I designed an add-on card using the W5100 a few years ago and had to overcome some issues to make the W5100 work with an old 8-bit system, and I think I could have helped (it was also Z80 based). Since you have your MSX cartridge working already I provide this for academic interest only:
While the W5100 is 5v tolerant this doesn’t mean it can easily drive the long, meandering and highly loaded bus of an 8 bit computer. In particular the byte 0xFF was problematic (the Z80 would often read different values when the W5100 was trying to output 0xFF on the data bus). I solved this by putting a 74HCT245 octal transciever between the W5100 and the Z80’s data bus. (I didn’t have this problem at all with a different Z80 based single board computer, but that had a much shorter data bus with only a couple of other chips on it. The Spectrum data bus is very long and has a lot of ICs on it, and lots of parasitic capacitance and inductance)
Early versions of the chip had a bug in their reset circuitry. I was driving reset directly from the 8 bit computer, and the reset line had a very slow rise time. There was a problem with pre-2008 (if memory serves) W5100 chips where if reset was rising at the same time as the 25MHz clock, the chip would not connect to a 100baseTX network (but would work fine with 10baseT!). Not a problem with new chips, but I changed the reset so it was generated by the CPLD instead and controllable in software from the Z80 (so software could reset the chip if the link didn’t come up).
Auto-increment mode seemed problematic too, but in the end I memory-mapped the W5100 so I didn’t investigate the problem any further. (I made my original prototype on a hand-etched 2 layer board, and I suspect ground bounce may have been an issue since I lacked good ground and power planes).
I have found that the W5100 has been highly satisfactory and hasn’t given me any problems since then - it’s been very reliable and worked very well with all sorts of models of this particular Z80 based computer (Spectrum). A couple of hundred people are using the device without complaint.

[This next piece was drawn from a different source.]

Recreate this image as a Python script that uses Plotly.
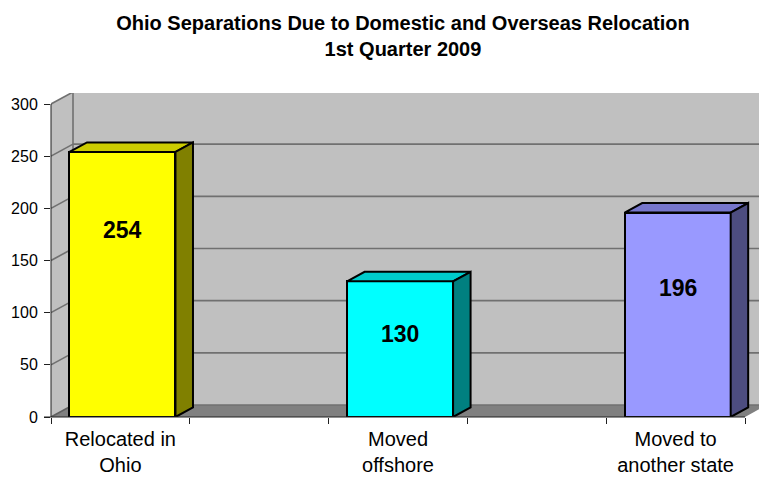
import plotly.graph_objects as go

# ---- data ----
categories = ["Relocated in<br>Ohio", "Moved<br>offshore", "Moved to<br>another state"]
values = [254, 130, 196]
y_ticks = [0, 50, 100, 150, 200, 250, 300]

# ---- styling ----
front_colors = ["#FFFF00", "#00FFFF", "#9999FF"]
top_colors = ["#CCCC00", "#00CCCC", "#7676CC"]
side_colors = ["#808000", "#008080", "#4D4D80"]
wall_color = "#C0C0C0"
floor_color = "#808080"
grid_color = "#707070"
font_family = "Liberation Sans, Arial, sans-serif"

W, H = 759, 482
M_L, M_T, M_B = 51, 93, 65          # plot area spans the front plane plus the depth offset
n_slots = 2 * len(categories) - 1    # bars sit in every other category slot
px_x = 694 / n_slots                 # pixels per category slot on the front plane
px_y = 313 / y_ticks[-1]             # pixels per unit on the front plane
x_lo = -0.5
x_hi = x_lo + (W - M_L) / px_x
y_hi = (H - M_T - M_B) / px_y

wall_dx, wall_dy = 22 / px_x, 12 / px_y   # depth of the 3-D box
bar_dx, bar_dy = 17.5 / px_x, 9.5 / px_y  # depth of each column
bar_w = 106 / px_x
bar_shift = 0.015
label_y = [179, 80, 124]                  # where the value labels sit inside each column

xs = [2 * i for i in range(len(categories))]

fig = go.Figure()

# front faces of the columns
fig.add_trace(go.Bar(
    x=xs, y=values, width=bar_w, offset=bar_shift - bar_w / 2,
    marker=dict(color=front_colors, line=dict(color="black", width=2)),
    hoverinfo="skip", showlegend=False,
))

# top and side faces
for x, v, tc, sc in zip(xs, values, top_colors, side_colors):
    x0 = x + bar_shift - bar_w / 2
    x1 = x + bar_shift + bar_w / 2
    fig.add_trace(go.Scatter(
        x=[x0, x1, x1 + bar_dx, x0 + bar_dx, x0],
        y=[v, v, v + bar_dy, v + bar_dy, v],
        mode="lines", fill="toself", fillcolor=tc,
        line=dict(color="black", width=2), hoverinfo="skip", showlegend=False,
    ))
    fig.add_trace(go.Scatter(
        x=[x1, x1 + bar_dx, x1 + bar_dx, x1, x1],
        y=[0, bar_dy, v + bar_dy, v, 0],
        mode="lines", fill="toself", fillcolor=sc,
        line=dict(color="black", width=2), hoverinfo="skip", showlegend=False,
    ))

# walls and floor of the 3-D box
bx = x_lo + wall_dx
bx_r = x_lo + n_slots + wall_dx
top = y_ticks[-1]
shapes = [
    dict(type="path", xref="x", yref="y", layer="below", line=dict(width=0),
         fillcolor=wall_color,
         path=f"M{bx},{wall_dy} L{bx_r},{wall_dy} L{bx_r},{top + wall_dy} L{bx},{top + wall_dy} Z"),
    dict(type="path", xref="x", yref="y", layer="below", line=dict(width=0),
         fillcolor=wall_color,
         path=f"M{x_lo},0 L{bx},{wall_dy} L{bx},{top + wall_dy} L{x_lo},{top} Z"),
    dict(type="path", xref="x", yref="y", layer="below", line=dict(width=0),
         fillcolor=floor_color,
         path=f"M{x_lo},0 L{x_lo + n_slots},0 L{bx_r},{wall_dy} L{bx},{wall_dy} Z"),
]
for v in y_ticks:
    shapes.append(dict(type="line", xref="x", yref="y", layer="below",
                       x0=bx, x1=bx_r, y0=v + wall_dy, y1=v + wall_dy,
                       line=dict(color=grid_color, width=1.6)))
    shapes.append(dict(type="line", xref="x", yref="y", layer="below",
                       x0=x_lo, x1=bx, y0=v, y1=v + wall_dy,
                       line=dict(color=grid_color if v else "#606060", width=1.6)))
shapes.append(dict(type="line", xref="x", yref="y", layer="below",
                   x0=bx, x1=bx, y0=wall_dy, y1=top + wall_dy,
                   line=dict(color=grid_color, width=1.6)))
# front value axis and category axis lines
shapes.append(dict(type="line", xref="paper", yref="y", layer="above",
                   x0=0, x1=0, y0=0, y1=top, line=dict(color="#202020", width=1)))
shapes.append(dict(type="line", xref="paper", yref="paper", layer="above",
                   x0=-7 / (W - M_L), x1=n_slots * px_x / (W - M_L), y0=0, y1=0,
                   line=dict(color="#202020", width=1)))

annotations = [
    dict(x=x + bar_shift, y=ly, xref="x", yref="y", text=f"<b>{v}</b>",
         showarrow=False, font=dict(family=font_family, size=23, color="black"))
    for x, v, ly in zip(xs, values, label_y)
]

fig.update_layout(
    width=W, height=H,
    margin=dict(l=M_L, r=0, t=M_T, b=M_B, pad=0),
    paper_bgcolor="white", plot_bgcolor="white",
    bargap=0,
    shapes=shapes, annotations=annotations,
    font=dict(family=font_family, color="black"),
    title=dict(
        text="<b>Ohio Separations Due to Domestic and Overseas Relocation<br>1st Quarter 2009</b>",
        font=dict(family=font_family, size=20, color="black"),
        x=403 / W, xref="container", xanchor="center",
        y=1 - 30 / H, yref="container", yanchor="top",
    ),
    xaxis=dict(
        range=[x_lo, x_hi], showgrid=False, zeroline=False, showline=False,
        tickmode="array", tickvals=xs, ticktext=categories, ticks="",
        ticklabelstandoff=8,
        tickfont=dict(family=font_family, size=20, color="black"),
        minor=dict(tickmode="array",
                   tickvals=[x_lo + i for i in range(n_slots + 1)],
                   ticks="outside", ticklen=6, tickcolor="#202020", tickwidth=1),
        fixedrange=True,
    ),
    yaxis=dict(
        range=[0, y_hi], showgrid=False, zeroline=False, showline=False,
        tickmode="array", tickvals=y_ticks, ticks="outside", ticklen=6,
        ticklabelstandoff=3,
        tickcolor="#202020", tickfont=dict(family=font_family, size=16, color="black"),
        fixedrange=True,
    ),
)

fig.write_html("out.html")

Did you have pull-ups on the data bus? And anyway using bi-directional buffer (as you did) or level shifter is much better solution.
Probably Schmitt trigger would be just enough
In your case chip select to the W5100 was noisy and most probably the read pointer (as well as write one) is incremented several times rather than once for single read or write. My design, in contrast, had no issues with indirect mode. To remove such issues I designed sophisticated circuit (in FPGA) based on the synchronizers and level watchers, and now I am 100% sure I have clean control, address and data signals on W5100.